The deposit insurance premium rates may be differentiated based on the operational risks of the insured institutions, and may be adjusted according to the achievement of the target ratio mentioned in the preceding Paragraph.
The above-mentioned insurance premium rates shall be drawn up by the CDIC and submitted to the competent authority for its approval.
Article 17
Insured institutions shall indicate the fact, according to the forms and contents prescribed by the CDIC, that the deposits are insured at each of their business locations and indicate in their financial products whether such products are insured or uninsured by deposit insurance.
Article 18
Insured institutions shall not use the deposit insurance premium rate or relevant information thereof as advertisement.
Article 19
Prior to distribution of stock dividends and bonuses, as well as remuneration to the directors of the board and supervisors, insured institutions shall complete payment of the insurance premium to the CDIC.
Article 20
Upon fulfillment of insurance responsibilities, provision of financial assistance, establishment of a bridge bank or processing of advance payments by the CDIC, if the recovered amount is less than cost expended, the difference shall be written off from the insurance payout special reserves. Any further deficiencies shall be recorded in the deferral account and written off from the insurance payout special reserves in the subsequent years.
Article 21
In the event that an insured institution stops taking deposits, it shall notify the CDIC in writing to terminate the deposit insurance agreement.
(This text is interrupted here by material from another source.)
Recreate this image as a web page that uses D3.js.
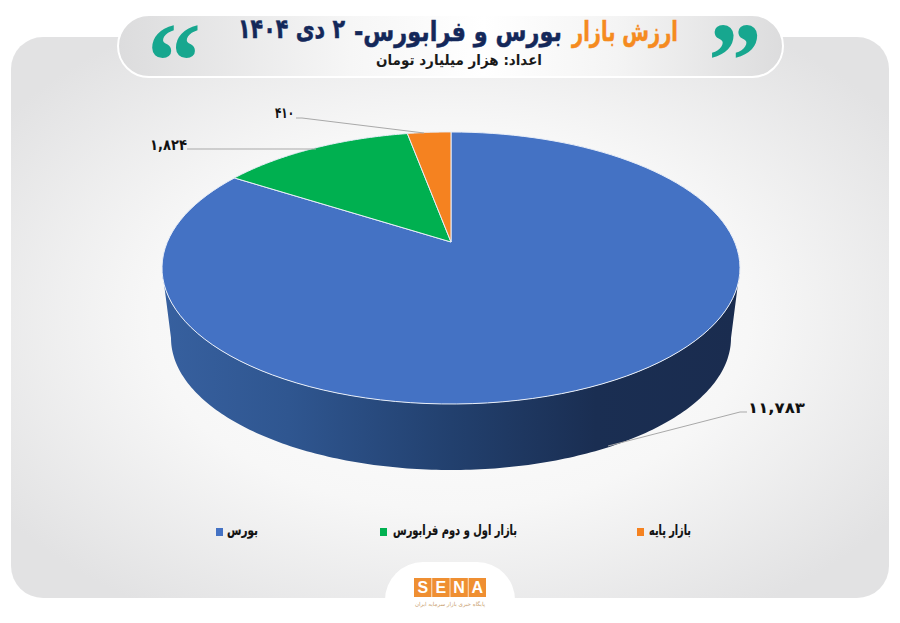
<!DOCTYPE html>
<html><head><meta charset="utf-8">
<script src="https://cdn.jsdelivr.net/npm/d3@7/dist/d3.min.js"></script>
<style>html,body{margin:0;background:#fff}svg{display:block}text{font-family:"DejaVu Sans",sans-serif}</style>
</head><body><div id="c"></div>
<script>
const categories=["بورس","بازار اول و دوم فرابورس","بازار پایه"];
const values=[11783,1824,410];
const colors=["#4472c4","#00b050","#f58220"];
const titleAccent="ارزش بازار";
const titleMain="بورس و فرابورس-";
const titleDate="۲ دی ۱۴۰۴";
const subtitle="اعداد: هزار میلیارد تومان";

const W=900,H=623;
const svg=d3.select("#c").append("svg").attr("width",W).attr("height",H);
const defs=svg.append("defs");
const rg=defs.append("radialGradient").attr("id","bg").attr("cx","50%").attr("cy","50%").attr("r","62%");
rg.append("stop").attr("offset","0%").attr("stop-color","#ffffff");
rg.append("stop").attr("offset","55%").attr("stop-color","#f7f7f7");
rg.append("stop").attr("offset","100%").attr("stop-color","#e2e2e3");
const hg=defs.append("linearGradient").attr("id","hd");
[[0,"#dcdcdd"],[.35,"#f6f6f6"],[.55,"#ffffff"],[.75,"#f4f4f4"],[1,"#dcdcdd"]].forEach(s=>hg.append("stop").attr("offset",s[0]).attr("stop-color",s[1]));
const wg=defs.append("linearGradient").attr("id","wall").attr("gradientUnits","userSpaceOnUse").attr("x1",162).attr("x2",740).attr("y1",0).attr("y2",0);
[[0,"#37609f"],[.22,"#2f5690"],[.5,"#22406e"],[.75,"#1a2e52"],[1,"#1a2c4f"]].forEach(s=>wg.append("stop").attr("offset",s[0]).attr("stop-color",s[1]));

svg.append("rect").attr("x",11).attr("y",37).attr("width",878).attr("height",561).attr("rx",32).attr("fill","url(#bg)");

// header
svg.append("rect").attr("x",118).attr("y",15).attr("width",665).attr("height",62).attr("rx",31).attr("fill","url(#hd)").attr("stroke","#fff").attr("stroke-width",2);
[[174,"“"],[735,"”"]].forEach(q=>svg.append("text").attr("x",q[0]).attr("y",97).attr("text-anchor","middle").attr("font-size",108).attr("font-weight",700).attr("fill","#17a78f").style("font-family","'Liberation Serif'").text(q[1]));
[[titleAccent,678,106,41,"#f58b1f"],[titleMain,562,208,41,"#14285a"],[titleDate,345,107,38,"#14285a"]].forEach(t=>
 svg.append("text").attr("x",t[1]).attr("y",t[3]).attr("direction","rtl").attr("text-anchor","start").attr("font-size",27).attr("font-weight",700)
  .attr("textLength",t[2]).attr("lengthAdjust","spacingAndGlyphs").attr("fill",t[4]).attr("stroke",t[4]).attr("stroke-width",.5).text(t[0]));
svg.append("text").attr("x",542).attr("y",65).attr("direction","rtl").attr("text-anchor","start").attr("font-size",14.5).attr("font-weight",700)
  .attr("textLength",166).attr("lengthAdjust","spacingAndGlyphs").attr("fill","#1a1a1a").text(subtitle);

// projective pie: disc mapped to the top ellipse, centre pushed toward the back
const topE={cx:451,cy:268,rx:289,ry:136}, botE={cx:451,cy:338,rx:280,ry:132};
const tilt=-26/136, k=Math.sqrt(1-tilt*tilt);
function proj(r,a){const u=r*Math.sin(a),v=-r*Math.cos(a),d=1+tilt*v;
  return [topE.cx+topE.rx*u*k/d, topE.cy+topE.ry*(v+tilt)/d];}
const pie=d3.pie().sort(null).value(d=>d);
const arcs=pie(values);
const line=d3.line();
arcs.forEach((a,i)=>{
  const pts=[proj(0,0)].concat(d3.range(0,121).map(j=>proj(1,a.startAngle+(a.endAngle-a.startAngle)*j/120)));
  a.path=line(pts)+"Z";
});
// wall
const wallPts=d3.range(0,181).map(d=>{const t=d*Math.PI/180;return [topE.cx+topE.rx*Math.cos(t),topE.cy+topE.ry*Math.sin(t)]})
 .concat(d3.range(180,-1,-1).map(d=>{const t=d*Math.PI/180;return [botE.cx+botE.rx*Math.cos(t),botE.cy+botE.ry*Math.sin(t)]}));
svg.append("path").attr("d",line(wallPts)+"Z").attr("fill","url(#wall)");
svg.selectAll("path.slice").data(arcs).join("path").attr("class","slice").attr("d",d=>d.path)
  .attr("fill",(d,i)=>colors[i]).attr("stroke","#e8eef8").attr("stroke-width",1).attr("stroke-linejoin","round");

// labels
const fa=n=>d3.format(",")(n).replace(/\d/g,d=>"۰۱۲۳۴۵۶۷۸۹"[d]);
const leaders=[[[747,412],[740,412],[608,446]],[[187,149],[316,149]],[[296,118],[302,118],[424,133]]];
const labelPos=[[748,413,57],[150,150,37],[275,118,19]];
svg.selectAll("path.lead").data(leaders).join("path").attr("class","lead").attr("d",d=>line(d)).attr("fill","none").attr("stroke","#a9a9a9").attr("stroke-width",1);
svg.selectAll("text.val").data(values).join("text").attr("class","val")
  .attr("x",(d,i)=>labelPos[i][0]).attr("y",(d,i)=>labelPos[i][1]).attr("textLength",(d,i)=>labelPos[i][2]).attr("lengthAdjust","spacingAndGlyphs")
  .attr("font-size",15).attr("font-weight",700).attr("fill","#111").text(fa);

// legend
const legX=[216,380,637], legRight=[258,517,691], legLen=[31,124,42], legY=532;
const lg=svg.selectAll("g.leg").data(categories).join("g").attr("class","leg");
lg.append("rect").attr("x",(d,i)=>legX[i]).attr("y",legY-4).attr("width",7).attr("height",8).attr("fill",(d,i)=>colors[i]);
lg.append("text").attr("x",(d,i)=>legRight[i]).attr("y",legY+3).attr("direction","rtl").attr("text-anchor","start").attr("font-size",14).attr("font-weight",700)
  .attr("textLength",(d,i)=>legLen[i]).attr("lengthAdjust","spacingAndGlyphs").attr("fill","#111").attr("stroke","#111").attr("stroke-width",.2).text(d=>d);

// logo
svg.append("rect").attr("x",385).attr("y",562).attr("width",130).attr("height",80).attr("rx",38).attr("fill","#fff");
const logo=["S","E","N","A"], lx=d3.scaleBand().domain(logo).range([414,486]).paddingInner(.04);
svg.selectAll("rect.lg").data(logo).join("rect").attr("class","lg").attr("x",d=>lx(d)).attr("y",578).attr("width",lx.bandwidth()).attr("height",19).attr("fill","#ef8f32");
svg.selectAll("text.lg").data(logo).join("text").attr("class","lg").attr("x",d=>lx(d)+lx.bandwidth()/2).attr("y",593).attr("text-anchor","middle").attr("font-size",16).attr("font-weight",700).attr("fill","#fff").style("font-family","'Liberation Sans'").text(d=>d);
svg.append("text").attr("x",450).attr("y",606).attr("text-anchor","middle").attr("direction","rtl").attr("font-size",5.5).attr("fill","#c9a06e").text("پایگاه خبری بازار سرمایه ایران");
</script></body></html>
Section 2 Insured Risk Control
Article 22
In the event where there are needs for the CDIC to collect and analyze the financial information or business information relating to an insured institution for the purpose of insured risk control, CDIC shall obtain such information through the information sharing mechanism established by the competent authority, the central competent authority of the agricultural finance, the Central Bank and the CDIC. In the event of insufficiency, the CDIC may require the insured institutions to report the truth.
The CDIC shall establish coordination mechanisms with the competent authority, the central competent authority of the agricultural finance and the Central Bank for the purpose of handling business crises of insured institutions or any major event affecting financial order.
Article 23
For the calculation of insurance premium and amount of payout in fulfilling insurance responsibilities, the insured institutions shall establish electronic data files of deposits and related items according to the file format and content stipulated by the CDIC.
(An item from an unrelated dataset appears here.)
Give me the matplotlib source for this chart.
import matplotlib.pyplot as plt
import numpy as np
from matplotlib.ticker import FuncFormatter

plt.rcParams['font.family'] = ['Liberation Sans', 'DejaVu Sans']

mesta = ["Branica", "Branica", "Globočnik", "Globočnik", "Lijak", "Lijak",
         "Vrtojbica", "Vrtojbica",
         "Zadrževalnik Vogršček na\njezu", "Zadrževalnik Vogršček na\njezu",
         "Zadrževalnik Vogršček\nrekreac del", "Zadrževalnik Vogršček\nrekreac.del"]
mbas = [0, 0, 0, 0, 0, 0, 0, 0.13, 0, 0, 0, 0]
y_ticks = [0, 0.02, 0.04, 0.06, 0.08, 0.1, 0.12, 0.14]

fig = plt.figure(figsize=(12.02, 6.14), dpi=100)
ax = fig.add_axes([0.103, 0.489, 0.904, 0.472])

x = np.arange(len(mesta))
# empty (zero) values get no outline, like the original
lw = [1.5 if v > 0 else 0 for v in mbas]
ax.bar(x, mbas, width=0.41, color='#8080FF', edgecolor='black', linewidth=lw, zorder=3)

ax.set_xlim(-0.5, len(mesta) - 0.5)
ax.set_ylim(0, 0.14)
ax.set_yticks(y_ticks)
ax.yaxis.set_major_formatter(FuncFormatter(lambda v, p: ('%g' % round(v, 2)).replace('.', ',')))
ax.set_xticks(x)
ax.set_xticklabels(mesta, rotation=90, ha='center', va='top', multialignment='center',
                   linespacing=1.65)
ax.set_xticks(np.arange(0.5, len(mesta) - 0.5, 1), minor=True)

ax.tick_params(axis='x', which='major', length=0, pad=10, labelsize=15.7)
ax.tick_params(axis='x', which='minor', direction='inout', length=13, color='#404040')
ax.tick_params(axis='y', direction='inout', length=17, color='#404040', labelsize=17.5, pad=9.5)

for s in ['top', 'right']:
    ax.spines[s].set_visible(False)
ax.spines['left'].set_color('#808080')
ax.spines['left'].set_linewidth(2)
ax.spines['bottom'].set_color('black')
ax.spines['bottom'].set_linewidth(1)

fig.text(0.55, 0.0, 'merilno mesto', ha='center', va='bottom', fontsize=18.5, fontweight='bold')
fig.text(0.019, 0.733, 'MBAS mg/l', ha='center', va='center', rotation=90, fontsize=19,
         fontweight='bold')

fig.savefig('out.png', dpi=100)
The CDIC may request the insured institutions to provide the aforementioned electronic data files, if necessary.
Article 24
The CDIC may inspect the following items of an insured institution:
1. Accuracy of deposit assessment base and content of the electronic data files stipulated in Paragraph 1 of the preceding Article.
2. Any event causing the termination of the deposit insurance agreement.
3. Assets and liabilities of insured institutions prior to the fulfillment of insurance responsibilities.
4. Property information and information needed to pursue civil liabilities for illegal acts or omissions by employees of failed insured institutions and by those of problem insured institutions that receive financial assistance according to Paragraph 1 of Article 29.
When the CDIC undertakes inspection according to Subparagraph 3 or 4 of the aforesaid Paragraph, if an insured institution has made any improper funds transfers or property trades with its controlling financial holding companies, other subsidiaries thereof, or non-credit departments of farmer's or fishermen's associations with the potential to jeopardize the insurance payout special reserves, the CDIC may report to the competent authority or the central competent authority of the agricultural finance and undertake inspections, after obtaining their approval, of the said financial holding companies, the subsidiaries thereof, and the non-credit departments of farmers' and fishermen's associations.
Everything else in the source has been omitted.